* START *

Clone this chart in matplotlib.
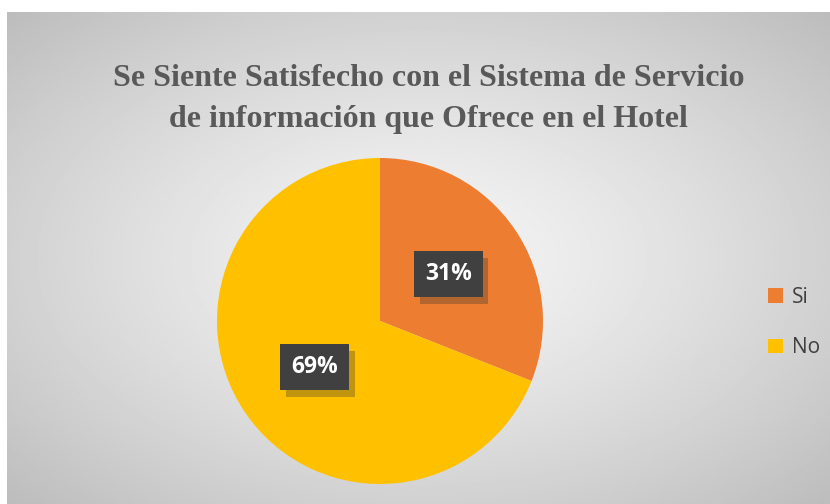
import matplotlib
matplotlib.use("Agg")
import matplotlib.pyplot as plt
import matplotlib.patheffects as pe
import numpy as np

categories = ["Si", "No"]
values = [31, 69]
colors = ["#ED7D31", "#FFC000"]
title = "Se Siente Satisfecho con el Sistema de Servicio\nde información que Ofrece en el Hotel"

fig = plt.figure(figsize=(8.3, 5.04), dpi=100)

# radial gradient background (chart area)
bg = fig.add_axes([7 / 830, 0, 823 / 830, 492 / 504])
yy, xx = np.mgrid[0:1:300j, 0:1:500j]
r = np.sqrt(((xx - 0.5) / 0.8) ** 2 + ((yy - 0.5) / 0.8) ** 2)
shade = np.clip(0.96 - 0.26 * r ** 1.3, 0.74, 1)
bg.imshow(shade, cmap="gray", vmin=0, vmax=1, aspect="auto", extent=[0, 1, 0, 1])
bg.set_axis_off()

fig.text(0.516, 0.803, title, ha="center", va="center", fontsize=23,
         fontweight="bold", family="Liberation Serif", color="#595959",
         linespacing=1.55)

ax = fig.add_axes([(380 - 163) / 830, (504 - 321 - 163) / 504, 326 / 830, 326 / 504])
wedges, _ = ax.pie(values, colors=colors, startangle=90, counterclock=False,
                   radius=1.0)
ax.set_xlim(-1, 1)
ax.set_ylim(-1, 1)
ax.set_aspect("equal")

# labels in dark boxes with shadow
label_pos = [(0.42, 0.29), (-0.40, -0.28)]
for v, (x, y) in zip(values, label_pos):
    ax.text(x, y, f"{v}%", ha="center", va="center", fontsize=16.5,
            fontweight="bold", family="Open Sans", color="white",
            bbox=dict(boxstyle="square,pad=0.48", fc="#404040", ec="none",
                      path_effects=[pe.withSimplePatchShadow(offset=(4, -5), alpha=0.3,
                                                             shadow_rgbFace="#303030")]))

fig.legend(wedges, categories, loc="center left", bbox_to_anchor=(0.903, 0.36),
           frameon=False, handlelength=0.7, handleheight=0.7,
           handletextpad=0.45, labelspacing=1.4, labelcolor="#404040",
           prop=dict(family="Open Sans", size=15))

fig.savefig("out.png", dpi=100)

* END *

**GOAL:** Starting at the top of the listing above, reproduce each line up to and including the one with "fig = plt.figure(figsize=(8.3, 5.04), dpi=100)"; omit the pictures.

**WRITTEN SOLUTION:**
Clone this chart in matplotlib.
import matplotlib
matplotlib.use("Agg")
import matplotlib.pyplot as plt
import matplotlib.patheffects as pe
import numpy as np

categories = ["Si", "No"]
values = [31, 69]
colors = ["#ED7D31", "#FFC000"]
title = "Se Siente Satisfecho con el Sistema de Servicio\nde información que Ofrece en el Hotel"

fig = plt.figure(figsize=(8.3, 5.04), dpi=100)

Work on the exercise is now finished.